### [PROVIDED MATERIAL]
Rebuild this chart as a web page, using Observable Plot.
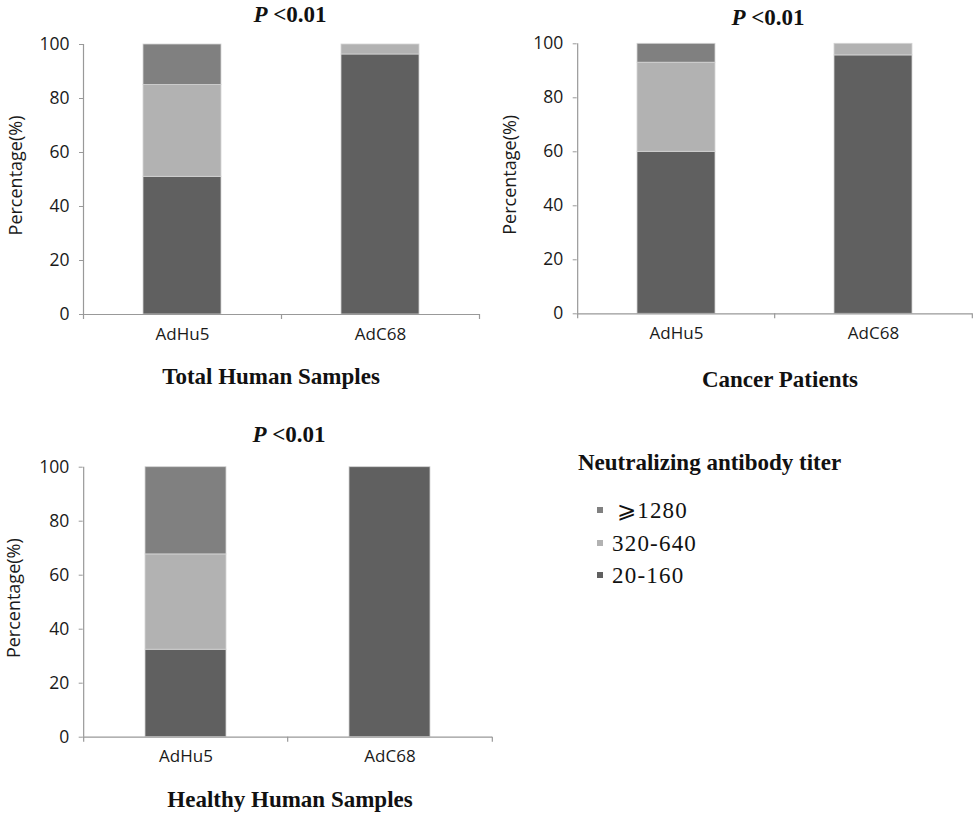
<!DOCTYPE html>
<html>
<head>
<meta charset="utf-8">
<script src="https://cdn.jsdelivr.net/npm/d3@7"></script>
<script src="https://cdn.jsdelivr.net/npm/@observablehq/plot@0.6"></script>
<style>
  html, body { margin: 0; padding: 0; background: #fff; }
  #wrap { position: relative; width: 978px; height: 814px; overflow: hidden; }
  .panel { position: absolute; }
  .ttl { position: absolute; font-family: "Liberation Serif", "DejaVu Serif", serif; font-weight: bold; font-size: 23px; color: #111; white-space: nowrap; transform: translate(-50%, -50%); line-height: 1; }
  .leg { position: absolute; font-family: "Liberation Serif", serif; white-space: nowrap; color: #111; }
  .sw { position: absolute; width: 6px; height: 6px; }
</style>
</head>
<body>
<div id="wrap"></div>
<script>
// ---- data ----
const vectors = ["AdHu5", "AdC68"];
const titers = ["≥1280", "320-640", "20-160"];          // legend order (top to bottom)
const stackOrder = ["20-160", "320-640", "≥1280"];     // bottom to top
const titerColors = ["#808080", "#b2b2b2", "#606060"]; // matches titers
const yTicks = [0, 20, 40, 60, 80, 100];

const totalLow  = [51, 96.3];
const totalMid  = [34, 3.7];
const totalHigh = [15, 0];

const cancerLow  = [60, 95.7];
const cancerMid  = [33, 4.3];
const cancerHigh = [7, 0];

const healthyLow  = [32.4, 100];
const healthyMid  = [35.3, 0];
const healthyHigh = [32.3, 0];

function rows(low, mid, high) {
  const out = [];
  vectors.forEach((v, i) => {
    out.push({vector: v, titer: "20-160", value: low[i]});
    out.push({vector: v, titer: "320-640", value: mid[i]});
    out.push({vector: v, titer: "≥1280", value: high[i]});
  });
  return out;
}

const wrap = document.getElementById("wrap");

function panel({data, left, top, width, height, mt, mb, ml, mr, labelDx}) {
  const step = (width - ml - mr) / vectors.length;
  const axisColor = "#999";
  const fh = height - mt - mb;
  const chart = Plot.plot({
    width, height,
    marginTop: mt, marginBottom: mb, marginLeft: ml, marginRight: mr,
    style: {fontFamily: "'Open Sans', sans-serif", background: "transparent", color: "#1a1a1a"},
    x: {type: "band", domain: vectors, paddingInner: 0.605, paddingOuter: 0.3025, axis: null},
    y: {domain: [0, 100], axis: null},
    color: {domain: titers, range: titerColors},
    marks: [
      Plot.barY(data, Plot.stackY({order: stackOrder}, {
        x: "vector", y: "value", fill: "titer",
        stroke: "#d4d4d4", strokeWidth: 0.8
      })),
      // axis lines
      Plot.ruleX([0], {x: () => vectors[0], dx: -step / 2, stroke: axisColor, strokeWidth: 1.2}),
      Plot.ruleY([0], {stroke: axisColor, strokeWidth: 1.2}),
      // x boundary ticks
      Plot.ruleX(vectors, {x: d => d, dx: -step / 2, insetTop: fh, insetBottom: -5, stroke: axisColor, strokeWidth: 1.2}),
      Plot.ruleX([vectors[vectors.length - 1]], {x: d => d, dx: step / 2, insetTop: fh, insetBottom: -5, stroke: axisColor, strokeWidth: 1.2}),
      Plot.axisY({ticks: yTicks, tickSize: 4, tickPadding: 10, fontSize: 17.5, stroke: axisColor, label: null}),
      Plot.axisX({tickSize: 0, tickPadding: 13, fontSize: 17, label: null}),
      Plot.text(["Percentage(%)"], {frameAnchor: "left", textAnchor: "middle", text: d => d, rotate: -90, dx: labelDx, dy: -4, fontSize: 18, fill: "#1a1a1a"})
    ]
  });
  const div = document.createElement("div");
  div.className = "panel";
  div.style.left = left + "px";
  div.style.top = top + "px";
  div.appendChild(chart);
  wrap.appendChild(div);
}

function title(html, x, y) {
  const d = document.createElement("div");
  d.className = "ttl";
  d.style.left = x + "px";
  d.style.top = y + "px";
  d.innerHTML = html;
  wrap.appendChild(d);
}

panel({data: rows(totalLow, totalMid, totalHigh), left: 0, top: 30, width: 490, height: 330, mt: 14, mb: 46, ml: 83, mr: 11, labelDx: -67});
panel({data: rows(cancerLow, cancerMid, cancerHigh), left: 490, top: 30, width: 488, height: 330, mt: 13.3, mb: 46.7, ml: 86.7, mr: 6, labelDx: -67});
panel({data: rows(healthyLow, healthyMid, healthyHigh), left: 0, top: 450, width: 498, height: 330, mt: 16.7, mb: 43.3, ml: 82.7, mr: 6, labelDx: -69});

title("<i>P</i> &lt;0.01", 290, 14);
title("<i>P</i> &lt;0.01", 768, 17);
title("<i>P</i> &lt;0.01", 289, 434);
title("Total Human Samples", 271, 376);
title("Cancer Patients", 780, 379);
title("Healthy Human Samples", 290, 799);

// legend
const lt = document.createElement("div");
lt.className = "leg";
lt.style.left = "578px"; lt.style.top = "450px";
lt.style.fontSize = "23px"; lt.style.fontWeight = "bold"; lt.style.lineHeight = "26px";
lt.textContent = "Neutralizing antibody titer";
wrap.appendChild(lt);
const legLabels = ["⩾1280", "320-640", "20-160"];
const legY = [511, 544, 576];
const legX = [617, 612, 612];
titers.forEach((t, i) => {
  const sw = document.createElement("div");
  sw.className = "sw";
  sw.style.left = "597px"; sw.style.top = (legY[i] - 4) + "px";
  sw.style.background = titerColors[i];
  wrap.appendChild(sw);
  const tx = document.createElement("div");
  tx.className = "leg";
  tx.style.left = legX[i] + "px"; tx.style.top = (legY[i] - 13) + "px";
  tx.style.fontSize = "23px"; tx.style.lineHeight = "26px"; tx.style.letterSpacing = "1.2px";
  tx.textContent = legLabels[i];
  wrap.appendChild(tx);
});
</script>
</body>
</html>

### [THE PROBLEM]
Repeat the listing above from its first line through the line that contains "const healthyHigh = [32.3, 0];", both included, and nothing more. Drop the pictures.

### [TASK OUTPUT]
Rebuild this chart as a web page, using Observable Plot.
<!DOCTYPE html>
<html>
<head>
<meta charset="utf-8">
<script src="https://cdn.jsdelivr.net/npm/d3@7"></script>
<script src="https://cdn.jsdelivr.net/npm/@observablehq/plot@0.6"></script>
<style>
  html, body { margin: 0; padding: 0; background: #fff; }
  #wrap { position: relative; width: 978px; height: 814px; overflow: hidden; }
  .panel { position: absolute; }
  .ttl { position: absolute; font-family: "Liberation Serif", "DejaVu Serif", serif; font-weight: bold; font-size: 23px; color: #111; white-space: nowrap; transform: translate(-50%, -50%); line-height: 1; }
  .leg { position: absolute; font-family: "Liberation Serif", serif; white-space: nowrap; color: #111; }
  .sw { position: absolute; width: 6px; height: 6px; }
</style>
</head>
<body>
<div id="wrap"></div>
<script>
// ---- data ----
const vectors = ["AdHu5", "AdC68"];
const titers = ["≥1280", "320-640", "20-160"];          // legend order (top to bottom)
const stackOrder = ["20-160", "320-640", "≥1280"];     // bottom to top
const titerColors = ["#808080", "#b2b2b2", "#606060"]; // matches titers
const yTicks = [0, 20, 40, 60, 80, 100];

const totalLow  = [51, 96.3];
const totalMid  = [34, 3.7];
const totalHigh = [15, 0];

const cancerLow  = [60, 95.7];
const cancerMid  = [33, 4.3];
const cancerHigh = [7, 0];

const healthyLow  = [32.4, 100];
const healthyMid  = [35.3, 0];
const healthyHigh = [32.3, 0];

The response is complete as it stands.